Start of DATA EXCERPTS
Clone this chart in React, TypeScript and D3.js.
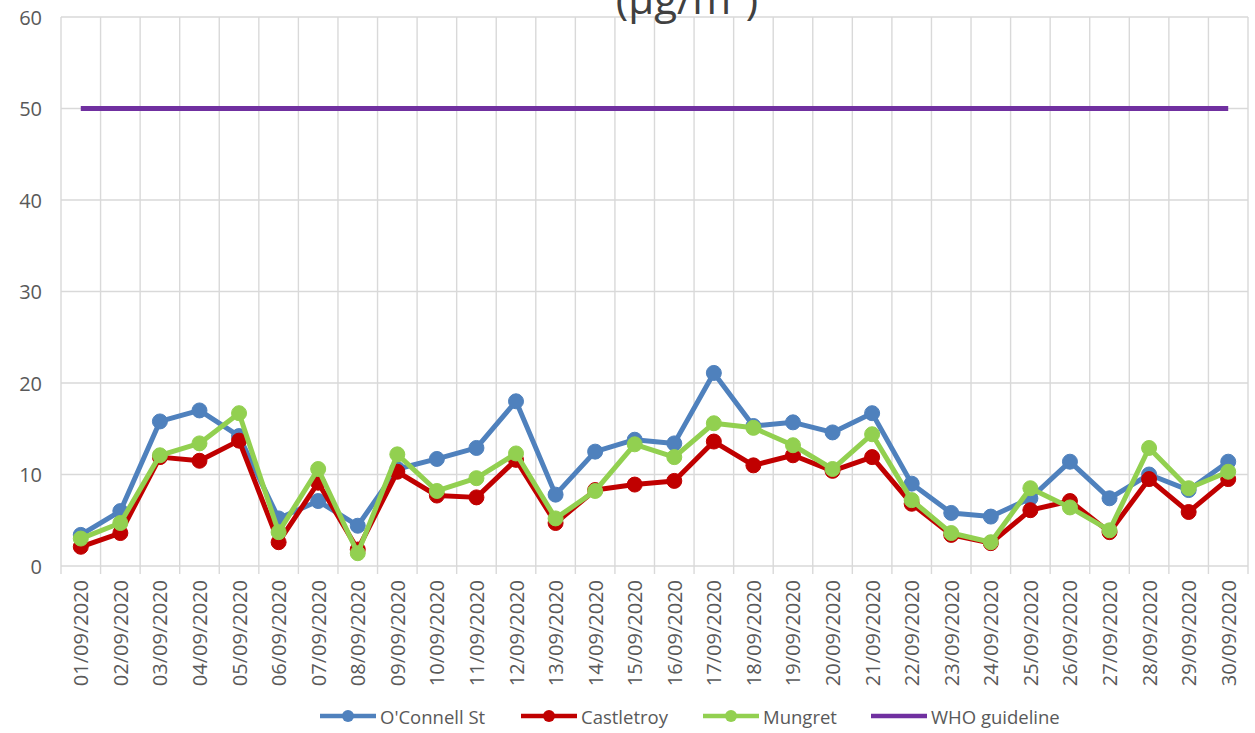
import { useEffect, useRef } from "react";
import * as d3 from "d3";

const dates = [
  "01/09/2020", "02/09/2020", "03/09/2020", "04/09/2020", "05/09/2020",
  "06/09/2020", "07/09/2020", "08/09/2020", "09/09/2020", "10/09/2020",
  "11/09/2020", "12/09/2020", "13/09/2020", "14/09/2020", "15/09/2020",
  "16/09/2020", "17/09/2020", "18/09/2020", "19/09/2020", "20/09/2020",
  "21/09/2020", "22/09/2020", "23/09/2020", "24/09/2020", "25/09/2020",
  "26/09/2020", "27/09/2020", "28/09/2020", "29/09/2020", "30/09/2020",
];

const oconnell = [
  3.4, 6.0, 15.8, 17.0, 14.2, 5.2, 7.1, 4.4, 10.6, 11.7,
  12.9, 18.0, 7.8, 12.5, 13.8, 13.4, 21.1, 15.3, 15.7, 14.6,
  16.7, 9.0, 5.8, 5.4, 7.4, 11.4, 7.4, 10.0, 8.3, 11.4,
];
const castletroy = [
  2.1, 3.6, 11.9, 11.5, 13.7, 2.6, 9.1, 1.8, 10.3, 7.7,
  7.5, 11.6, 4.7, 8.3, 8.9, 9.3, 13.6, 11.0, 12.1, 10.4,
  11.9, 6.8, 3.4, 2.5, 6.1, 7.1, 3.7, 9.5, 5.9, 9.5,
];
const mungret = [
  3.0, 4.7, 12.1, 13.4, 16.7, 3.7, 10.6, 1.4, 12.2, 8.2,
  9.6, 12.3, 5.2, 8.2, 13.3, 11.9, 15.6, 15.1, 13.2, 10.6,
  14.4, 7.2, 3.6, 2.6, 8.5, 6.4, 3.9, 12.9, 8.5, 10.3,
];
const who = dates.map(() => 50);

const yTicks = [0, 10, 20, 30, 40, 50, 60];

const series = [
  { name: "O'Connell St", values: oconnell, color: "#4F81BD", marker: true },
  { name: "Castletroy", values: castletroy, color: "#C00000", marker: true },
  { name: "Mungret", values: mungret, color: "#92D050", marker: true },
  { name: "WHO guideline", values: who, color: "#7030A0", marker: false },
];

const W = 1255;
const H = 733;
const M = { top: 17, right: 7, bottom: 167, left: 61 };
const FONT = "'Open Sans', sans-serif";

export default function App() {
  const ref = useRef<SVGSVGElement>(null);

  useEffect(() => {
    document.body.style.margin = "0";
    const svg = d3.select(ref.current);
    svg.selectAll("*").remove();

    const x = d3
      .scaleBand<string>()
      .domain(dates)
      .range([M.left, W - M.right]);
    const y = d3
      .scaleLinear()
      .domain([0, 60])
      .range([H - M.bottom, M.top]);

    const grid = svg.append("g");
    // horizontal grid
    grid
      .selectAll("line.h")
      .data(yTicks)
      .join("line")
      .attr("x1", M.left)
      .attr("x2", W - M.right)
      .attr("y1", (d) => y(d))
      .attr("y2", (d) => y(d))
      .attr("stroke", "#D9D9D9")
      .attr("stroke-width", 1.4);

    // vertical grid at band boundaries, extending down as tick marks
    const bounds = [...dates.map((d) => x(d)!), W - M.right];
    grid
      .selectAll("line.v")
      .data(bounds)
      .join("line")
      .attr("x1", (d) => d)
      .attr("x2", (d) => d)
      .attr("y1", y(60))
      .attr("y2", y(0) + 8)
      .attr("stroke", "#D9D9D9")
      .attr("stroke-width", 1.4);

    // y labels
    svg
      .append("g")
      .selectAll("text")
      .data(yTicks)
      .join("text")
      .attr("x", 42)
      .attr("y", (d) => y(d))
      .attr("text-anchor", "end")
      .attr("dominant-baseline", "central")
      .attr("font-family", FONT)
      .attr("font-size", 20)
      .attr("fill", "#595959")
      .text((d) => d);

    // x labels
    svg
      .append("g")
      .selectAll("text")
      .data(dates)
      .join("text")
      .attr(
        "transform",
        (d) => `translate(${x(d)! + x.bandwidth() / 2},${y(0) + 14}) rotate(-90)`
      )
      .attr("text-anchor", "end")
      .attr("dominant-baseline", "central")
      .attr("font-family", FONT)
      .attr("font-size", 20)
      .attr("fill", "#595959")
      .text((d) => d);

    const cx = (i: number) => x(dates[i])! + x.bandwidth() / 2;
    const line = d3
      .line<number>()
      .x((_, i) => cx(i))
      .y((d) => y(d));

    const order = [3, 0, 1, 2];
    order.forEach((si) => {
      const s = series[si];
      const g = svg.append("g");
      g.append("path")
        .attr("d", line(s.values))
        .attr("fill", "none")
        .attr("stroke", s.color)
        .attr("stroke-width", 5)
        .attr("stroke-linejoin", "round");
      if (s.marker) {
        g.selectAll("circle")
          .data(s.values)
          .join("circle")
          .attr("cx", (_, i) => cx(i))
          .attr("cy", (d) => y(d))
          .attr("r", 7.5)
          .attr("fill", s.color)
          .attr("stroke", s.color)
          .attr("stroke-width", 1);
      }
    });

    // title (clipped at top, as in the source image)
    svg
      .append("text")
      .attr("x", 687)
      .attr("y", 14)
      .attr("text-anchor", "middle")
      .attr("font-family", FONT)
      .attr("font-size", 42)
      .attr("fill", "#404040")
      .text("(µg/m³)");

    // legend
    const legendX = [320, 521, 703, 871];
    const ly = 716;
    const lg = svg.append("g");
    series.forEach((s, i) => {
      const g = lg.append("g").attr("transform", `translate(${legendX[i]},${ly})`);
      g.append("line")
        .attr("x1", 0)
        .attr("x2", 56)
        .attr("y1", 0)
        .attr("y2", 0)
        .attr("stroke", s.color)
        .attr("stroke-width", 4.5);
      if (s.marker) {
        g.append("circle")
          .attr("cx", 28)
          .attr("cy", 0)
          .attr("r", 6)
          .attr("fill", s.color);
      }
      g.append("text")
        .attr("x", 60)
        .attr("y", 0)
        .attr("dominant-baseline", "central")
        .attr("font-family", FONT)
        .attr("font-size", 18.5)
        .attr("fill", "#595959")
        .text(s.name);
    });
  }, []);

  return <svg ref={ref} width={W} height={H} style={{ display: "block" }} />;
}
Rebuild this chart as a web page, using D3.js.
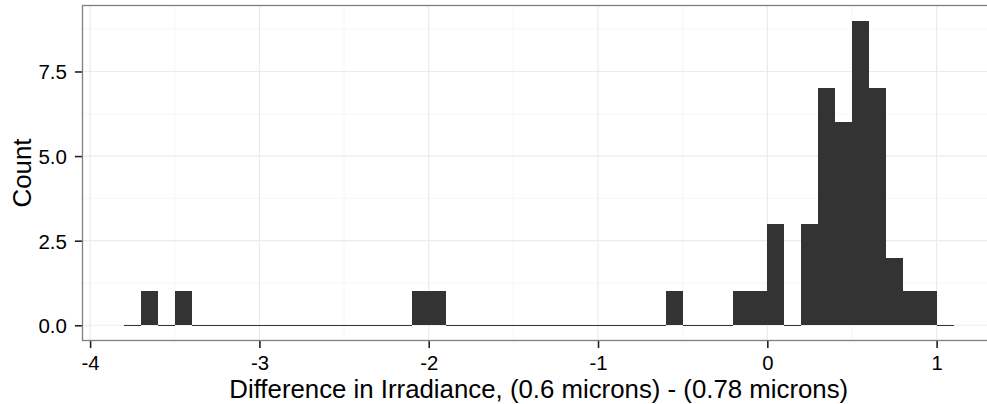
End of DATA EXCERPTS
**REQUEST**
Copy the records above exactly, omitting every picture.

**RESPONSE TO THIS TASK**
Clone this chart in React, TypeScript and D3.js.
import { useEffect, useRef } from "react";
import * as d3 from "d3";

const dates = [
  "01/09/2020", "02/09/2020", "03/09/2020", "04/09/2020", "05/09/2020",
  "06/09/2020", "07/09/2020", "08/09/2020", "09/09/2020", "10/09/2020",
  "11/09/2020", "12/09/2020", "13/09/2020", "14/09/2020", "15/09/2020",
  "16/09/2020", "17/09/2020", "18/09/2020", "19/09/2020", "20/09/2020",
  "21/09/2020", "22/09/2020", "23/09/2020", "24/09/2020", "25/09/2020",
  "26/09/2020", "27/09/2020", "28/09/2020", "29/09/2020", "30/09/2020",
];

const oconnell = [
  3.4, 6.0, 15.8, 17.0, 14.2, 5.2, 7.1, 4.4, 10.6, 11.7,
  12.9, 18.0, 7.8, 12.5, 13.8, 13.4, 21.1, 15.3, 15.7, 14.6,
  16.7, 9.0, 5.8, 5.4, 7.4, 11.4, 7.4, 10.0, 8.3, 11.4,
];
const castletroy = [
  2.1, 3.6, 11.9, 11.5, 13.7, 2.6, 9.1, 1.8, 10.3, 7.7,
  7.5, 11.6, 4.7, 8.3, 8.9, 9.3, 13.6, 11.0, 12.1, 10.4,
  11.9, 6.8, 3.4, 2.5, 6.1, 7.1, 3.7, 9.5, 5.9, 9.5,
];
const mungret = [
  3.0, 4.7, 12.1, 13.4, 16.7, 3.7, 10.6, 1.4, 12.2, 8.2,
  9.6, 12.3, 5.2, 8.2, 13.3, 11.9, 15.6, 15.1, 13.2, 10.6,
  14.4, 7.2, 3.6, 2.6, 8.5, 6.4, 3.9, 12.9, 8.5, 10.3,
];
const who = dates.map(() => 50);

const yTicks = [0, 10, 20, 30, 40, 50, 60];

const series = [
  { name: "O'Connell St", values: oconnell, color: "#4F81BD", marker: true },
  { name: "Castletroy", values: castletroy, color: "#C00000", marker: true },
  { name: "Mungret", values: mungret, color: "#92D050", marker: true },
  { name: "WHO guideline", values: who, color: "#7030A0", marker: false },
];

const W = 1255;
const H = 733;
const M = { top: 17, right: 7, bottom: 167, left: 61 };
const FONT = "'Open Sans', sans-serif";

export default function App() {
  const ref = useRef<SVGSVGElement>(null);

  useEffect(() => {
    document.body.style.margin = "0";
    const svg = d3.select(ref.current);
    svg.selectAll("*").remove();

    const x = d3
      .scaleBand<string>()
      .domain(dates)
      .range([M.left, W - M.right]);
    const y = d3
      .scaleLinear()
      .domain([0, 60])
      .range([H - M.bottom, M.top]);

    const grid = svg.append("g");
    // horizontal grid
    grid
      .selectAll("line.h")
      .data(yTicks)
      .join("line")
      .attr("x1", M.left)
      .attr("x2", W - M.right)
      .attr("y1", (d) => y(d))
      .attr("y2", (d) => y(d))
      .attr("stroke", "#D9D9D9")
      .attr("stroke-width", 1.4);

    // vertical grid at band boundaries, extending down as tick marks
    const bounds = [...dates.map((d) => x(d)!), W - M.right];
    grid
      .selectAll("line.v")
      .data(bounds)
      .join("line")
      .attr("x1", (d) => d)
      .attr("x2", (d) => d)
      .attr("y1", y(60))
      .attr("y2", y(0) + 8)
      .attr("stroke", "#D9D9D9")
      .attr("stroke-width", 1.4);

    // y labels
    svg
      .append("g")
      .selectAll("text")
      .data(yTicks)
      .join("text")
      .attr("x", 42)
      .attr("y", (d) => y(d))
      .attr("text-anchor", "end")
      .attr("dominant-baseline", "central")
      .attr("font-family", FONT)
      .attr("font-size", 20)
      .attr("fill", "#595959")
      .text((d) => d);

    // x labels
    svg
      .append("g")
      .selectAll("text")
      .data(dates)
      .join("text")
      .attr(
        "transform",
        (d) => `translate(${x(d)! + x.bandwidth() / 2},${y(0) + 14}) rotate(-90)`
      )
      .attr("text-anchor", "end")
      .attr("dominant-baseline", "central")
      .attr("font-family", FONT)
      .attr("font-size", 20)
      .attr("fill", "#595959")
      .text((d) => d);

    const cx = (i: number) => x(dates[i])! + x.bandwidth() / 2;
    const line = d3
      .line<number>()
      .x((_, i) => cx(i))
      .y((d) => y(d));

    const order = [3, 0, 1, 2];
    order.forEach((si) => {
      const s = series[si];
      const g = svg.append("g");
      g.append("path")
        .attr("d", line(s.values))
        .attr("fill", "none")
        .attr("stroke", s.color)
        .attr("stroke-width", 5)
        .attr("stroke-linejoin", "round");
      if (s.marker) {
        g.selectAll("circle")
          .data(s.values)
          .join("circle")
          .attr("cx", (_, i) => cx(i))
          .attr("cy", (d) => y(d))
          .attr("r", 7.5)
          .attr("fill", s.color)
          .attr("stroke", s.color)
          .attr("stroke-width", 1);
      }
    });

    // title (clipped at top, as in the source image)
    svg
      .append("text")
      .attr("x", 687)
      .attr("y", 14)
      .attr("text-anchor", "middle")
      .attr("font-family", FONT)
      .attr("font-size", 42)
      .attr("fill", "#404040")
      .text("(µg/m³)");

    // legend
    const legendX = [320, 521, 703, 871];
    const ly = 716;
    const lg = svg.append("g");
    series.forEach((s, i) => {
      const g = lg.append("g").attr("transform", `translate(${legendX[i]},${ly})`);
      g.append("line")
        .attr("x1", 0)
        .attr("x2", 56)
        .attr("y1", 0)
        .attr("y2", 0)
        .attr("stroke", s.color)
        .attr("stroke-width", 4.5);
      if (s.marker) {
        g.append("circle")
          .attr("cx", 28)
          .attr("cy", 0)
          .attr("r", 6)
          .attr("fill", s.color);
      }
      g.append("text")
        .attr("x", 60)
        .attr("y", 0)
        .attr("dominant-baseline", "central")
        .attr("font-family", FONT)
        .attr("font-size", 18.5)
        .attr("fill", "#595959")
        .text(s.name);
    });
  }, []);

  return <svg ref={ref} width={W} height={H} style={{ display: "block" }} />;
}
Rebuild this chart as a web page, using D3.js.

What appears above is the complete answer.